Start of RECORDED DATA
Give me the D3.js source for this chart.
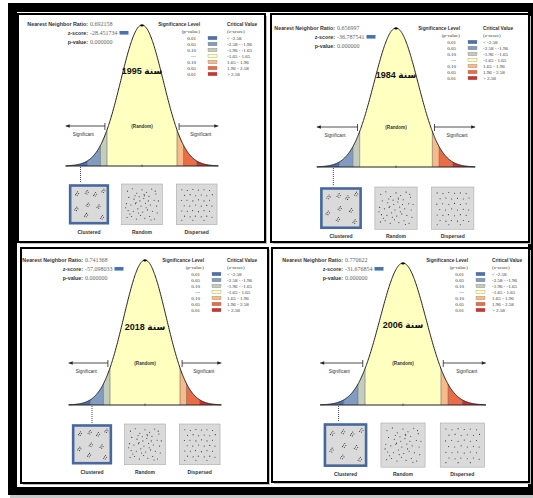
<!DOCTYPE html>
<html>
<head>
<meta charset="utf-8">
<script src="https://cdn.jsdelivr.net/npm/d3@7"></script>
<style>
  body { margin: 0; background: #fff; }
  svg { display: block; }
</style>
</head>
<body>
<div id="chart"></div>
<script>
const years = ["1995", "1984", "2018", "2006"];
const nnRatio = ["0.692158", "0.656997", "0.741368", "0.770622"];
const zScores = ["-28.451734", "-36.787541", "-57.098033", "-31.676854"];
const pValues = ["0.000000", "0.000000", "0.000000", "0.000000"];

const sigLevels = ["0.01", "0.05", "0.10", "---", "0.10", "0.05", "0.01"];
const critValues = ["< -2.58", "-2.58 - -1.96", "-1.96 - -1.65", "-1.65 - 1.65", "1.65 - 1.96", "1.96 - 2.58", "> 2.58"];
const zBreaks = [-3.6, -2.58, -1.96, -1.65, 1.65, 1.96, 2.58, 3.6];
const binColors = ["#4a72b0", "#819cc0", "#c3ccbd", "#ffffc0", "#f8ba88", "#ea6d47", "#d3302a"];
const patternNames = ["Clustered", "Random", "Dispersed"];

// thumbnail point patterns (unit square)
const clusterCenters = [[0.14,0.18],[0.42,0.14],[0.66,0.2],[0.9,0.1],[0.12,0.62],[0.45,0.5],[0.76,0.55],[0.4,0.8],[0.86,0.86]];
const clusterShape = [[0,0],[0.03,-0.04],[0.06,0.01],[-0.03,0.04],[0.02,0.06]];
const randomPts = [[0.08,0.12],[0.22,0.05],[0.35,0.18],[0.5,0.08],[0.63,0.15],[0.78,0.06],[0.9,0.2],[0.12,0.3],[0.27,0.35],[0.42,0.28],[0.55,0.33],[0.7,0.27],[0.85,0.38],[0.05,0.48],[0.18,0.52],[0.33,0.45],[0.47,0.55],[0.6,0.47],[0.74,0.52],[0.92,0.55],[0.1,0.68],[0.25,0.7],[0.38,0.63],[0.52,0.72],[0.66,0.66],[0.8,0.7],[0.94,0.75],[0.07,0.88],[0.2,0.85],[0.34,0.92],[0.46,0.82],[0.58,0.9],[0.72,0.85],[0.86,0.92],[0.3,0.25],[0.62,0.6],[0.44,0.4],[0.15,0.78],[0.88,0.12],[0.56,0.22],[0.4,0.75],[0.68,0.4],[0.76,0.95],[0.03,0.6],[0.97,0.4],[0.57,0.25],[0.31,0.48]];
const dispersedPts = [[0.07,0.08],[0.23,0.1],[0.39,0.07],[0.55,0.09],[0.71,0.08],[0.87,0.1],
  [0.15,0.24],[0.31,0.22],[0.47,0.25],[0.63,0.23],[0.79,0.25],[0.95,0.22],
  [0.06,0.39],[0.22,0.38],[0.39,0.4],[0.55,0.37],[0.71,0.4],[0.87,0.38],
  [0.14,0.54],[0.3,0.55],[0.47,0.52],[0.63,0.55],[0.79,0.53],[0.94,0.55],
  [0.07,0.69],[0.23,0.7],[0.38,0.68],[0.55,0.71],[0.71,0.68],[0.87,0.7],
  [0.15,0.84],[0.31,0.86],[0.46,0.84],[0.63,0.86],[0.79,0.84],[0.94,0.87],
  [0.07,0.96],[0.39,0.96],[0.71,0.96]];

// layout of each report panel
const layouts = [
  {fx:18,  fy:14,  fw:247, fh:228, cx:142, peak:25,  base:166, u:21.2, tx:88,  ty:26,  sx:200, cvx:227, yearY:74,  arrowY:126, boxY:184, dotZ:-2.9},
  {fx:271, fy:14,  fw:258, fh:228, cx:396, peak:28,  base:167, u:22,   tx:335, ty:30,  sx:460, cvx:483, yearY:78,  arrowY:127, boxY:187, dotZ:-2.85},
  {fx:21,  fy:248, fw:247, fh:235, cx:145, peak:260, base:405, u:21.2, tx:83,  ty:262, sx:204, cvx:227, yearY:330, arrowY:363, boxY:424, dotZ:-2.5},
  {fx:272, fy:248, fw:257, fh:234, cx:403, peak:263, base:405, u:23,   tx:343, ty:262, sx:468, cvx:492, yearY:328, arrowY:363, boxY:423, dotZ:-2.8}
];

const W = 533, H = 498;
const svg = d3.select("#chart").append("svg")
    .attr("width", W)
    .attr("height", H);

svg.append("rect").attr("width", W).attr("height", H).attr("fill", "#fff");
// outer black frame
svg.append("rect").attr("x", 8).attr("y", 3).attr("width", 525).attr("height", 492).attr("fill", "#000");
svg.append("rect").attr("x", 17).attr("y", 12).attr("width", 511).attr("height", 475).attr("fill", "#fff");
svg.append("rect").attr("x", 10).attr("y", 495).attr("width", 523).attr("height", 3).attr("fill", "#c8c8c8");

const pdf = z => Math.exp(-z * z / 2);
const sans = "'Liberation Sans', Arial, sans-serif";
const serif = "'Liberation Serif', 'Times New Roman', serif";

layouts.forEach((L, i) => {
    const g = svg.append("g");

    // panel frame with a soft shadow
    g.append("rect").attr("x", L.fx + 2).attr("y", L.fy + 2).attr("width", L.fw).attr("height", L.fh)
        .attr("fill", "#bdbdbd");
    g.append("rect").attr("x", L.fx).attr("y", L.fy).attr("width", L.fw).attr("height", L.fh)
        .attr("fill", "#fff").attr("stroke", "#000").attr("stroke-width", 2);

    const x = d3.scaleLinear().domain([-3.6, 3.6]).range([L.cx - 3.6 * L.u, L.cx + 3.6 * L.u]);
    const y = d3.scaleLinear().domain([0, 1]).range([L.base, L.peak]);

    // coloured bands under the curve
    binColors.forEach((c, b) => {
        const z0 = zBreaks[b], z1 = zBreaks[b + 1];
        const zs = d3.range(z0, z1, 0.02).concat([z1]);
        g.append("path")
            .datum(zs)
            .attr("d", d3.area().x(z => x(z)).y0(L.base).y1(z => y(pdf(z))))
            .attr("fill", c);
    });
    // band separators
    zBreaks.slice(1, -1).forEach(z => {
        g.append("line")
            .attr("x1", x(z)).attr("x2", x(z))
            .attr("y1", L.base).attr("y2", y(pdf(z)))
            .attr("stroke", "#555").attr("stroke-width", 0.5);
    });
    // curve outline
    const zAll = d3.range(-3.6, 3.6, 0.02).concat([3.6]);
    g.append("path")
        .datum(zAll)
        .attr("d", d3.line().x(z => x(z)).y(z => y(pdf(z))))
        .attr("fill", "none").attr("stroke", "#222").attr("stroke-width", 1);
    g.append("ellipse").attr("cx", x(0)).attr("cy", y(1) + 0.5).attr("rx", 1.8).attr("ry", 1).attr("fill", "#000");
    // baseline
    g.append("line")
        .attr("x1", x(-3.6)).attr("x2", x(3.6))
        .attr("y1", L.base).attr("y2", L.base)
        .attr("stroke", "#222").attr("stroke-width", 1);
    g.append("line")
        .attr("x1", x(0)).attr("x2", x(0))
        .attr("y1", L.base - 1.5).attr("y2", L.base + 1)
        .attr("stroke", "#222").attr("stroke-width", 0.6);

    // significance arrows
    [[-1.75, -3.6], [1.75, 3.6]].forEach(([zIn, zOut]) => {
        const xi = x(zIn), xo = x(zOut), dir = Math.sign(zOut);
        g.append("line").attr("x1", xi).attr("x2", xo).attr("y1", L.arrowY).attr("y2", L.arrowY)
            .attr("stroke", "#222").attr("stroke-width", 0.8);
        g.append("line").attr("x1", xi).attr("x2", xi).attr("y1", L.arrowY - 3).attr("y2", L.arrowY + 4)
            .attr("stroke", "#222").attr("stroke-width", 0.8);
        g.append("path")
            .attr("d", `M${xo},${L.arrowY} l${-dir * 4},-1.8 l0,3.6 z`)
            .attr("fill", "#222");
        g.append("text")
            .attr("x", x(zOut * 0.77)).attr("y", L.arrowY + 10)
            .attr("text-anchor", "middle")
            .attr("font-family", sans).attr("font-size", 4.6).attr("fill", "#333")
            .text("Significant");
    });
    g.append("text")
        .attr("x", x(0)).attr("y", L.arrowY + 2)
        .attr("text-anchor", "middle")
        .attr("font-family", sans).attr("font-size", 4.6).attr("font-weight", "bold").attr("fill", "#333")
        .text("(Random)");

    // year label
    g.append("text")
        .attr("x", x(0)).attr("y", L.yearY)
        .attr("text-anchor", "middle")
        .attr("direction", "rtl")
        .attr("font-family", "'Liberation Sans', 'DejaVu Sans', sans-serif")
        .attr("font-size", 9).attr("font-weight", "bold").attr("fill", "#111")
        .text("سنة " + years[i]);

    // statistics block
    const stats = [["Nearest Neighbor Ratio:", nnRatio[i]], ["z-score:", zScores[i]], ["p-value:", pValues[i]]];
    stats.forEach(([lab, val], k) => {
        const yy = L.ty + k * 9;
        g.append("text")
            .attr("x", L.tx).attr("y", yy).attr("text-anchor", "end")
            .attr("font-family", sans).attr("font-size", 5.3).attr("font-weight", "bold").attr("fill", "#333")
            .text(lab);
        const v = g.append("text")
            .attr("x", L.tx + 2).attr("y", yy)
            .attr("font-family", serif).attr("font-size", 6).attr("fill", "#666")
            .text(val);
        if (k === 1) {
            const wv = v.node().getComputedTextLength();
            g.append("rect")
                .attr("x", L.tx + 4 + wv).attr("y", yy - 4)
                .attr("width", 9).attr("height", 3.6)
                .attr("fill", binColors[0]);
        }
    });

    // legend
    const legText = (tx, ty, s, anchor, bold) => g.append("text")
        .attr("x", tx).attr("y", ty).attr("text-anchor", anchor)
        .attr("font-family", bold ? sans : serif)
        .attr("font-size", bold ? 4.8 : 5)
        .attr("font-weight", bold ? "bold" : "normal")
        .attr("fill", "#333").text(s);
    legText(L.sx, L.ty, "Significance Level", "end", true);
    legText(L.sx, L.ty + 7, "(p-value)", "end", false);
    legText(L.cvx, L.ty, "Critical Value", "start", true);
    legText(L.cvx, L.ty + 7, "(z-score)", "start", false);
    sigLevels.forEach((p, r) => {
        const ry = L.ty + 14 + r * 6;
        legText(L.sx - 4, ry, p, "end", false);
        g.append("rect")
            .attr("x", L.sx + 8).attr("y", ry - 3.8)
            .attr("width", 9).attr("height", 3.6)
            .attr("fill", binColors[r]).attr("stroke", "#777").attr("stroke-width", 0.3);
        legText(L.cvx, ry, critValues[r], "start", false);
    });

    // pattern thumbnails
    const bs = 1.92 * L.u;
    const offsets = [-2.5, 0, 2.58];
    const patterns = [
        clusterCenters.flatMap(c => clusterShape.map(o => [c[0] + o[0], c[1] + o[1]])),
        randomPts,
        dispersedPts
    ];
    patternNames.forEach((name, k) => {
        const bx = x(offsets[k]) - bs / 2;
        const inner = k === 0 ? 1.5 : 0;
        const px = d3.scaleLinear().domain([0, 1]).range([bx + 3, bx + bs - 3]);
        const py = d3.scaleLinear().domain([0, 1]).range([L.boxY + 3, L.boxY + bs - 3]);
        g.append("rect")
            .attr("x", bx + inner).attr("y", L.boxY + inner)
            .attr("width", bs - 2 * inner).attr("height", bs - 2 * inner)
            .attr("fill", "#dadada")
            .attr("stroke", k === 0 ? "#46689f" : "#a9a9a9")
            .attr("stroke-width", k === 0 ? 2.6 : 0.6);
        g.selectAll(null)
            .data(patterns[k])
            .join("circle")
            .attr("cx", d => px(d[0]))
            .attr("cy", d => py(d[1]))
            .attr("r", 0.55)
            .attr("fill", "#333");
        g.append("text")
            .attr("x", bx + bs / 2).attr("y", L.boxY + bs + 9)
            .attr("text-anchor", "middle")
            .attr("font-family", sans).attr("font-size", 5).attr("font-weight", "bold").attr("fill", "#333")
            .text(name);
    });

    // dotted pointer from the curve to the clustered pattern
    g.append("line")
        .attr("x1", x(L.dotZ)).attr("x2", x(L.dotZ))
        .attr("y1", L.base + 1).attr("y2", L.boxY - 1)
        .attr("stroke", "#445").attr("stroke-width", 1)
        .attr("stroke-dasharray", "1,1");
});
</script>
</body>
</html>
End of RECORDED DATA
Copy out every line of the material above that mentions the word "chart".

Give me the D3.js source for this chart.
<div id="chart"></div>
const svg = d3.select("#chart").append("svg")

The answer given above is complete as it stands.